There were grave concerns amongst the Western powers about the revolution. The New York Times warned in 1975 that a successful Portuguese revolution could have a huge impact in southern and western Europe. The PSP was seen as a vital prop against the revolution, and Soares emerged as the father figure of Portuguese politics because of his role in preventing such a development. The PSP received financial aid from other social democratic parties, particularly the British Labour Party and the French Socialist Party, which were concerned to prevent any revolutionary development.
Drawing comparisons with the Russian Revolution of 1917, US Secretary of State Henry Kissinger warned Soares that he faced becoming “the Kerensky of Portugal.” Kerensky’s provisional government was swept aside by the October Revolution led by Lenin’s Bolshevik Party.

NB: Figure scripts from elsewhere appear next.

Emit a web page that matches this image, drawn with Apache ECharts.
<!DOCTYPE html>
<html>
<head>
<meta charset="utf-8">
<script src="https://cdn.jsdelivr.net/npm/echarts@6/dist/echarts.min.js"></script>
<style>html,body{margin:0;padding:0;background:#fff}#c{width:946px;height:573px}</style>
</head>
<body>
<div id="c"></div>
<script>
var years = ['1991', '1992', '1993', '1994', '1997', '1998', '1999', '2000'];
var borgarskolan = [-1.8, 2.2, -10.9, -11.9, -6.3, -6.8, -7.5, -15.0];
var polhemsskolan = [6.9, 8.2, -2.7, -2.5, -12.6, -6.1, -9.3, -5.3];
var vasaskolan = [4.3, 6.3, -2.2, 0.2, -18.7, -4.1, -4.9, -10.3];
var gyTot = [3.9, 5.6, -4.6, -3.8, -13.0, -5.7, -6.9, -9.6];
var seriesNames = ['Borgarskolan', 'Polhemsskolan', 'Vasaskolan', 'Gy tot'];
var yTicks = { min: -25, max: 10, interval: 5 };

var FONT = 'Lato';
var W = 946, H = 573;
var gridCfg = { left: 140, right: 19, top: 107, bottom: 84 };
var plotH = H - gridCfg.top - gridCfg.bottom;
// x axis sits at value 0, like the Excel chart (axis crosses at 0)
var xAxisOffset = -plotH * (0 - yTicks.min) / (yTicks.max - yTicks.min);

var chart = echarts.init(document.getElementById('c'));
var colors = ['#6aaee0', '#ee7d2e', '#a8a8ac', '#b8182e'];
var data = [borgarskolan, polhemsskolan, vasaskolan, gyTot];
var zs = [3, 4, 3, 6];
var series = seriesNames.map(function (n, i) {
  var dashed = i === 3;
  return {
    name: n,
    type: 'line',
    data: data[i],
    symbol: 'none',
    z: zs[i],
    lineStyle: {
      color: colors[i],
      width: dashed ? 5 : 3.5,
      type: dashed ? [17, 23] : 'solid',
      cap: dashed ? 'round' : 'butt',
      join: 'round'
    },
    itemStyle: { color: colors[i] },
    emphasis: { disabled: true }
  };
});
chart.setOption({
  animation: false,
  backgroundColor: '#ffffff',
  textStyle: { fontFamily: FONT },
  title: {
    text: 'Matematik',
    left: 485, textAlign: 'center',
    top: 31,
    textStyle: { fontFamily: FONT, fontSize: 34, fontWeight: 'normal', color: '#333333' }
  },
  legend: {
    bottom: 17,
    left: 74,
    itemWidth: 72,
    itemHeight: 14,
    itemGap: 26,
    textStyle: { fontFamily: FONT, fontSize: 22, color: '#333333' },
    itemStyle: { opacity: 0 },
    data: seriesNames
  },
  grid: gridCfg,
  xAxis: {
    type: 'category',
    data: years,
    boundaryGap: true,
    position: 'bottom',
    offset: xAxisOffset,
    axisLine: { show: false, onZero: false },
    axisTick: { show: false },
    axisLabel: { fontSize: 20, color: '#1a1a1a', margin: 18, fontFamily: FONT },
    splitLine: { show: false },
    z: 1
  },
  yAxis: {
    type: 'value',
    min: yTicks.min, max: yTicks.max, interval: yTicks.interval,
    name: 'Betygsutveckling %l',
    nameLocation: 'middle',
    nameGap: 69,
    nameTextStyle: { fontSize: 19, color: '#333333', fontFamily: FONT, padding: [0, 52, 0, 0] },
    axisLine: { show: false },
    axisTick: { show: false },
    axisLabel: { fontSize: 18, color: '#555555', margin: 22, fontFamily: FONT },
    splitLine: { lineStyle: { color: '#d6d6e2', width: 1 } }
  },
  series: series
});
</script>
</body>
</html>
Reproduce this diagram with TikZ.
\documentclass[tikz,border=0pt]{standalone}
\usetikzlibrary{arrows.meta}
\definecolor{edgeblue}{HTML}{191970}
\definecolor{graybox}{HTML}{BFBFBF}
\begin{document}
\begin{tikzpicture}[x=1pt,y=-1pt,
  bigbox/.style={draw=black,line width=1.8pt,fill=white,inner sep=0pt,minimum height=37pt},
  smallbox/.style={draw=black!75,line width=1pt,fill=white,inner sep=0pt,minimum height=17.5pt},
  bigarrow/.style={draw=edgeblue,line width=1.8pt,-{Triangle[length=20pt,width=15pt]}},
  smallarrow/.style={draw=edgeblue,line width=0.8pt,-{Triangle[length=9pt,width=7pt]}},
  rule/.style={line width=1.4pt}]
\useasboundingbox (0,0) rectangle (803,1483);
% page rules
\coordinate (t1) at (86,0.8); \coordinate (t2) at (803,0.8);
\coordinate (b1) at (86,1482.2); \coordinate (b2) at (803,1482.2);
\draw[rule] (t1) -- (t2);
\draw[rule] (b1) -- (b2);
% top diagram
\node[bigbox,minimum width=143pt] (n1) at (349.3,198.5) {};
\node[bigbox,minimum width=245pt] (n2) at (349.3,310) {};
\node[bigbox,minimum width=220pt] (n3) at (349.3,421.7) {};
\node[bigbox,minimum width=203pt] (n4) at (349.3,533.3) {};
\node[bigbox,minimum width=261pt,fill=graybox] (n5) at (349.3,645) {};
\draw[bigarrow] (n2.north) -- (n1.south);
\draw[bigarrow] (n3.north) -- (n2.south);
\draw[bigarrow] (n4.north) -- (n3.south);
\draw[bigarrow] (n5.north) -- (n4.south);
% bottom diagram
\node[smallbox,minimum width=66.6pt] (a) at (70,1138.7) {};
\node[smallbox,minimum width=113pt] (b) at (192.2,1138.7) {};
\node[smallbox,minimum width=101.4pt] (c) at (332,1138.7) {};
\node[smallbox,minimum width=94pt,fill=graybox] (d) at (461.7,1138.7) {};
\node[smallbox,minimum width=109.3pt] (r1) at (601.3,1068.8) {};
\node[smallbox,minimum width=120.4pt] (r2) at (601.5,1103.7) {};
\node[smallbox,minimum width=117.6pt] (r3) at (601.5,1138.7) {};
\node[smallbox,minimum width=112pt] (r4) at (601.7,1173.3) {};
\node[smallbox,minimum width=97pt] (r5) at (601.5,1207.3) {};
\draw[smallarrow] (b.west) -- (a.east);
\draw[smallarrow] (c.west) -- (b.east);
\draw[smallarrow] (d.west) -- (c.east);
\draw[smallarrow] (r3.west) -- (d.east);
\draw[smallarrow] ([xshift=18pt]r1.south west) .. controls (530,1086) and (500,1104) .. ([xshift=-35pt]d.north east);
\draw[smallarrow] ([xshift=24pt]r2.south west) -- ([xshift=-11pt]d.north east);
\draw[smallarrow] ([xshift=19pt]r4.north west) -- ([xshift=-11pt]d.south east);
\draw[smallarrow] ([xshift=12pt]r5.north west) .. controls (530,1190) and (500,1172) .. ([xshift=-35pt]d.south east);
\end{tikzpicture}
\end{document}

The PSP and Soares participated in the provisional governments promoted by the MFA in order to prevent the development of any independent expression of workers’ power, such as the development of workers’ councils, or soviets. Thanks to the participation of the PSP and the Stalinists, together with the support of various radical organisations, the provisional governments were able to successfully contain the revolutionary movement of the working class.
After the sixth provisional government proposed austerity and repressive measures, a new constitution was proclaimed in April 1976. This announced that the nationalisations and land seizures of the preceding two years would be made permanent. It also pledged its commitment to realise socialism. On the basis of this, the PSP won the elections to the new parliament and Soares was elected prime minister. Virtually his first act was to call in the IMF and implement a structural adjustment programme at its behest. Having secured the safety of Portuguese capitalism for a period, Soares assumed responsibility for implementing the measures required by big business against the working class.
As prime minister between 1976 and 1978, and again between 1983 and 1985, he oversaw Portugal’s entry into the European Union. He served as president from 1986 to 1996. Since his retirement from direct involvement in Portuguese politics in 1996 he has been heavily involved in various European Parliament commissions. Honorary president of the Socialist (Second) International, he has continued to be a loyal supporter of capitalism, warning against possible revolutionary reactions by the working class to attacks on their conditions internationally.
Last year, on the anniversary of the 1974 Revolution, he warned that the growth of inequality in Portugal could lead to escalating political tensions. He argues that global capitalism can best be defended by a global government. In a 1999 article entitled “The Democratic Invention” he wrote:
“The globalization of the world’s economies and the nature of the major challenges that the planet faces today—for example, the preservation of ecological balances, crime and terrorism, underdevelopment, and the struggle against poverty—suggest that some kind of global governance is required” (Journal of Democracy 10.2 (1999), Special Issue: “What Went Wrong With Russia,” p. 111).
By this, Soares means the United Nations and other multilateral institutions of the bourgeoisie should be strengthened. If they are not, he explained in 2003 to the World Social Forum, he feared that an escalation of economic recession “could turn into the great crisis of capitalism.”
Mario Soares has devoted his entire life to opposing revolutionary movements. Workers should note his renewed intervention into Portuguese political life and draw the necessary conclusions.